• [Task details]
Can you write out the whole listing exactly?

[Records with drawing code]
## Start
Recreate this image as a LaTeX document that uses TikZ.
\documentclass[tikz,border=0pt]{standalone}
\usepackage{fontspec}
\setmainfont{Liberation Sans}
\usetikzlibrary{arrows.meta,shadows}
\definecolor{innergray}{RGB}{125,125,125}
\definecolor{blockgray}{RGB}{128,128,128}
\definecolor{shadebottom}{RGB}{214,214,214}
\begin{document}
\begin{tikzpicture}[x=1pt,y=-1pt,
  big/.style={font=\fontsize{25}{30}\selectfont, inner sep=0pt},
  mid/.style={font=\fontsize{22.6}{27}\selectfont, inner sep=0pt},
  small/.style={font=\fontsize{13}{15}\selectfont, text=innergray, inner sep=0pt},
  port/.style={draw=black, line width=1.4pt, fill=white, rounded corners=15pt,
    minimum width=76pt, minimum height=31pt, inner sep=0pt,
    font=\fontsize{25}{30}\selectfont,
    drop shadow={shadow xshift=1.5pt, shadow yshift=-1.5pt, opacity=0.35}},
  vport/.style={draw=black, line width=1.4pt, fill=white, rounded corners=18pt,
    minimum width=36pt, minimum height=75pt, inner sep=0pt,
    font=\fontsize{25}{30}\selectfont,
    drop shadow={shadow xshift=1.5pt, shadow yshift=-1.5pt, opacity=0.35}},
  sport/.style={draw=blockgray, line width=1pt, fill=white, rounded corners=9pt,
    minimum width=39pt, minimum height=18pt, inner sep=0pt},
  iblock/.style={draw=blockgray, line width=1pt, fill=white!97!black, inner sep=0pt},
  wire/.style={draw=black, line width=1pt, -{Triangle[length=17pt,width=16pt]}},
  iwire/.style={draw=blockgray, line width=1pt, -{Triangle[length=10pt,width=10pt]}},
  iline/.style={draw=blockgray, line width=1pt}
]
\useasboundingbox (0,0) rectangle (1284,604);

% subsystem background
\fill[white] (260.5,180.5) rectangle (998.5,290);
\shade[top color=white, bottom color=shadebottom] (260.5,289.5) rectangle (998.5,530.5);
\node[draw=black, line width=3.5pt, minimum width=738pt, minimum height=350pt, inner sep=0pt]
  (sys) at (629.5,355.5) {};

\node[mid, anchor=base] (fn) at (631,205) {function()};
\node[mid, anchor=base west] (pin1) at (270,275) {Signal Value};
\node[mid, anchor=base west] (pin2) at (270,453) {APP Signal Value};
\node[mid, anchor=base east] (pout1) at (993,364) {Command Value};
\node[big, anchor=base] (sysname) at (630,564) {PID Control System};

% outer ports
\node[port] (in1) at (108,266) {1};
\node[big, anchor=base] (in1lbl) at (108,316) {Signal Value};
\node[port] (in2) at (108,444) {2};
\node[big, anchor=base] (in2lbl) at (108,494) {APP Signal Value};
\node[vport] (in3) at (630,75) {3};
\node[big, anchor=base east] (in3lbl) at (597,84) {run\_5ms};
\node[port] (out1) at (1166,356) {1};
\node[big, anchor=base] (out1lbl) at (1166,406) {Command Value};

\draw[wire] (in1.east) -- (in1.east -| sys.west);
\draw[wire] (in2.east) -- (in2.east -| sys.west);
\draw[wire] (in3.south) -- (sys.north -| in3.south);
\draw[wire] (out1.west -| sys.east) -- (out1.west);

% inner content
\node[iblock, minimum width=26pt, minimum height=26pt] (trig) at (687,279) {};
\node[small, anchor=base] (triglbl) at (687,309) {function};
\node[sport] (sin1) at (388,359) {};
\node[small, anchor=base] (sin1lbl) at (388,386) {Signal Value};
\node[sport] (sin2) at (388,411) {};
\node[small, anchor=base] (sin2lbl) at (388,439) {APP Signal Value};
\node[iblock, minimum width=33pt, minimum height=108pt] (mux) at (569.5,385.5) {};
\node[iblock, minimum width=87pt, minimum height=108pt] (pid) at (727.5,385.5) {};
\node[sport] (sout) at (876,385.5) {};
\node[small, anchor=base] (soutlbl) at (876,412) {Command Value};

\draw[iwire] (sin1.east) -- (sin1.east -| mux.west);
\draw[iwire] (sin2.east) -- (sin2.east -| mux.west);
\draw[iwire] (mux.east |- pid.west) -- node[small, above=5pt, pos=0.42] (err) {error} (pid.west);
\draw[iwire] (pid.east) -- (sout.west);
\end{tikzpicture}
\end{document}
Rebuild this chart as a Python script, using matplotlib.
## End
• [Solution to this problem]
Recreate this image as a LaTeX document that uses TikZ.
\documentclass[tikz,border=0pt]{standalone}
\usepackage{fontspec}
\setmainfont{Liberation Sans}
\usetikzlibrary{arrows.meta,shadows}
\definecolor{innergray}{RGB}{125,125,125}
\definecolor{blockgray}{RGB}{128,128,128}
\definecolor{shadebottom}{RGB}{214,214,214}
\begin{document}
\begin{tikzpicture}[x=1pt,y=-1pt,
  big/.style={font=\fontsize{25}{30}\selectfont, inner sep=0pt},
  mid/.style={font=\fontsize{22.6}{27}\selectfont, inner sep=0pt},
  small/.style={font=\fontsize{13}{15}\selectfont, text=innergray, inner sep=0pt},
  port/.style={draw=black, line width=1.4pt, fill=white, rounded corners=15pt,
    minimum width=76pt, minimum height=31pt, inner sep=0pt,
    font=\fontsize{25}{30}\selectfont,
    drop shadow={shadow xshift=1.5pt, shadow yshift=-1.5pt, opacity=0.35}},
  vport/.style={draw=black, line width=1.4pt, fill=white, rounded corners=18pt,
    minimum width=36pt, minimum height=75pt, inner sep=0pt,
    font=\fontsize{25}{30}\selectfont,
    drop shadow={shadow xshift=1.5pt, shadow yshift=-1.5pt, opacity=0.35}},
  sport/.style={draw=blockgray, line width=1pt, fill=white, rounded corners=9pt,
    minimum width=39pt, minimum height=18pt, inner sep=0pt},
  iblock/.style={draw=blockgray, line width=1pt, fill=white!97!black, inner sep=0pt},
  wire/.style={draw=black, line width=1pt, -{Triangle[length=17pt,width=16pt]}},
  iwire/.style={draw=blockgray, line width=1pt, -{Triangle[length=10pt,width=10pt]}},
  iline/.style={draw=blockgray, line width=1pt}
]
\useasboundingbox (0,0) rectangle (1284,604);

% subsystem background
\fill[white] (260.5,180.5) rectangle (998.5,290);
\shade[top color=white, bottom color=shadebottom] (260.5,289.5) rectangle (998.5,530.5);
\node[draw=black, line width=3.5pt, minimum width=738pt, minimum height=350pt, inner sep=0pt]
  (sys) at (629.5,355.5) {};

\node[mid, anchor=base] (fn) at (631,205) {function()};
\node[mid, anchor=base west] (pin1) at (270,275) {Signal Value};
\node[mid, anchor=base west] (pin2) at (270,453) {APP Signal Value};
\node[mid, anchor=base east] (pout1) at (993,364) {Command Value};
\node[big, anchor=base] (sysname) at (630,564) {PID Control System};

% outer ports
\node[port] (in1) at (108,266) {1};
\node[big, anchor=base] (in1lbl) at (108,316) {Signal Value};
\node[port] (in2) at (108,444) {2};
\node[big, anchor=base] (in2lbl) at (108,494) {APP Signal Value};
\node[vport] (in3) at (630,75) {3};
\node[big, anchor=base east] (in3lbl) at (597,84) {run\_5ms};
\node[port] (out1) at (1166,356) {1};
\node[big, anchor=base] (out1lbl) at (1166,406) {Command Value};

\draw[wire] (in1.east) -- (in1.east -| sys.west);
\draw[wire] (in2.east) -- (in2.east -| sys.west);
\draw[wire] (in3.south) -- (sys.north -| in3.south);
\draw[wire] (out1.west -| sys.east) -- (out1.west);

% inner content
\node[iblock, minimum width=26pt, minimum height=26pt] (trig) at (687,279) {};
\node[small, anchor=base] (triglbl) at (687,309) {function};
\node[sport] (sin1) at (388,359) {};
\node[small, anchor=base] (sin1lbl) at (388,386) {Signal Value};
\node[sport] (sin2) at (388,411) {};
\node[small, anchor=base] (sin2lbl) at (388,439) {APP Signal Value};
\node[iblock, minimum width=33pt, minimum height=108pt] (mux) at (569.5,385.5) {};
\node[iblock, minimum width=87pt, minimum height=108pt] (pid) at (727.5,385.5) {};
\node[sport] (sout) at (876,385.5) {};
\node[small, anchor=base] (soutlbl) at (876,412) {Command Value};

\draw[iwire] (sin1.east) -- (sin1.east -| mux.west);
\draw[iwire] (sin2.east) -- (sin2.east -| mux.west);
\draw[iwire] (mux.east |- pid.west) -- node[small, above=5pt, pos=0.42] (err) {error} (pid.west);
\draw[iwire] (pid.east) -- (sout.west);
\end{tikzpicture}
\end{document}
Rebuild this chart as a Python script, using matplotlib.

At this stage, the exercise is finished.